Des clients fortunés qui acceptent de ne pas changer de draps, des chandeliers du XIXe siècle éclairés aux lampes fluocompactes: à Washington, l'hôtel Willard, un des plus anciens et des plus prestigieux de la capitale américaine, tourne au vert.

«Notre but est de faire en sorte que le Willard ait les meilleures pratiques écologiques de toute l'industrie hôtelière», affirme Hervé Houdré, à la tête de ce palace installé depuis 1847 face à la Maison-Blanche.Ce Français, qui a dirigé le Plaza Athénée et le Crillon à Paris, est parti en croisade depuis 2005 pour que cet hôtel de luxe de 332 chambres du groupe IHG (Intercontinental-Holiday Inn) «soit le premier au monde à fonctionner entièrement à l'énergie renouvelable».

«Il ne s'agit pas d'une opération marketing mais de la responsabilité de l'hôtellerie. Nous produisons beaucoup de déchets, nous consommons beaucoup d'énergie. Notre responsabilité est encore plus grande vis-à-vis de l'humanité», ajoute M. Houdré, ardent défenseur de l'économie durable qui confie «rêver parfois d'être Bono, de pouvoir faire un concert gratuit et donner un demi-million de dollars à une cause».

L'hôtel, qui a logé Abraham Lincoln à la veille de son investiture et Martin Luther King avant qu'il ne prononce son fameux discours «J'ai fait un rêve», fonctionne désormais entièrement à l'énergie éolienne, achetée sous forme de crédits.

«Cela coûte plus cher», reconnaît le directeur, «mais pour compenser, on a remplacé toutes les ampoules incandescentes de l'hôtel par des fluorescentes et économisé ainsi en 2006 13% de notre facture énergétique, soit quelque 130 000 dollars», affirme M. Houdré.

A l'accueil, les clients se voient demander si, au nom de la protection de l'environnement, ils acceptent de faire changer moins souvent les draps et les serviettes de leurs chambres.

Une donation d'un dollar par nuit est également en option, reversée ensuite à des projets de développement durable, comme la construction de puits dans une réserve indienne ou en Afrique du Sud.

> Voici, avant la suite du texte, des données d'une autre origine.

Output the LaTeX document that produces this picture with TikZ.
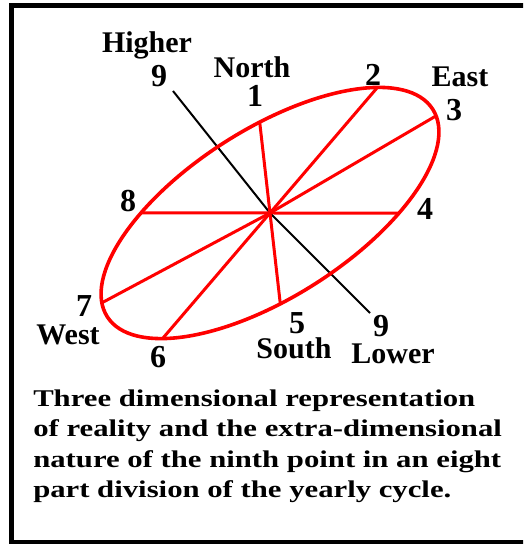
\documentclass[tikz,border=0pt]{standalone}
\usepackage{fontspec}
\setmainfont{Liberation Serif}
\usetikzlibrary{calc}

\begin{document}
\begin{tikzpicture}[x=1pt, y=1pt,
  lab/.style={font=\fontsize{30}{30}\selectfont\bfseries, inner sep=0pt, anchor=base},
  num/.style={font=\fontsize{32}{32}\selectfont\bfseries, inner sep=0pt, anchor=base},
  rim/.style={red, line width=3.6pt},
  spoke/.style={red, line width=3pt},
  axis9/.style={black, line width=2pt},
  capt/.style={font=\fontsize{24}{30.5}\selectfont\bfseries, align=left, anchor=base west, inner sep=0pt, xscale=1.28}
]
\useasboundingbox (0,0) rectangle (523,544);
\clip (0,0) rectangle (523,544);
\draw[line width=5.5pt] (11.5,1) rectangle (540,538.5);

\coordinate (c) at (270,331);
\coordinate (h9) at (173,453);
\coordinate (l9) at (370,231);
\draw[axis9] (h9) -- (c) -- (l9);

\begin{scope}[shift={(c)}, rotate=32.5]
  \draw[rim] (0,0) ellipse [x radius=193pt, y radius=84pt];
  \coordinate (p1) at (78:193pt and 84pt);
  \coordinate (p2) at (35:193pt and 84pt);
  \coordinate (p3) at (-5:193pt and 84pt);
  \coordinate (p4) at (-55.7:193pt and 84pt);
  \coordinate (p5) at (258:193pt and 84pt);
  \coordinate (p6) at (215:193pt and 84pt);
  \coordinate (p7) at (170:193pt and 84pt);
  \coordinate (p8) at (124.3:193pt and 84pt);
\end{scope}
\foreach \i in {1,...,8}
  \draw[spoke] (c) -- (p\i);

\node[lab] (higher) at (147,491) {Higher};
\node[num] (n9a) at (159,457) {9};
\node[lab] (north) at (252,466) {North};
\node[num] (n1) at (255,437) {1};
\node[num] (n2) at (373,458) {2};
\node[lab] (east) at (460,457) {East};
\node[num] (n3) at (454,423) {3};
\node[num] (n8) at (128,332) {8};
\node[num] (n4) at (425,324) {4};
\node[num] (n7) at (84,227) {7};
\node[lab] (west) at (68,199) {West};
\node[num] (n6) at (158,176) {6};
\node[num] (n5) at (297,210) {5};
\node[lab] (south) at (294,185) {South};
\node[num] (n9b) at (381,207) {9};
\node[lab] (lower) at (393,180) {Lower};

\node[capt] (caption) at (33,46) {Three dimensional representation\\
  of reality and the extra-dimensional\\
  nature of the ninth point in an eight\\
  part division of the yearly cycle.};
\end{tikzpicture}
\end{document}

«Environ 45% des clients acceptent de ne pas changer de serviettes ou de draps. Les Européens plus volontiers que les Américains, mais nous avons senti une évolution depuis quelques semaines», explique Eric Dietz, responsable des chambres. Et 78% des clients sont d'accord pour payer un dollar supplémentaire sur leur note d'hôtel pour des projets de développement durable.

Tous les produits utilisés pour l'exploitation du palace, des peintures aux savons, en passant par le liquide vaisselle, sont choisis pour leur innocuité écologique.

Et bien sûr, en cuisine, la majorité des ingrédients pour une gastronomie à la française sont «bios» ou cultivés localement. A l'autre bout de la chaîne, les ordures sont triées: plastiques, cartons et déchets organiques partent sous forme de compost à raison de 3000 tonnes hebdomadaires.

«Créer des partenariats avec les fournisseurs est très important», explique M. Houdré.

Des cérémonies de mariage sont estampillées «durables» avec, pour 45 000 dollars, un buffet «bio», des menus sur papier recyclé, une décoration respectueuse de l'environnement.

Les clients apprécient, assure le personnel. «Les gens reviennent à cause de cela», affirme Fabien Odry, chargé de la clientèle diplomatique, qui se souvient de la satisfaction d'une délégation philippine, ravie de découvrir que le poisson servi n'était pas une espèce protégée.

«Quand on a un hôtel, on peut avoir une petite influence sur les choses», assure Hervé Houdré.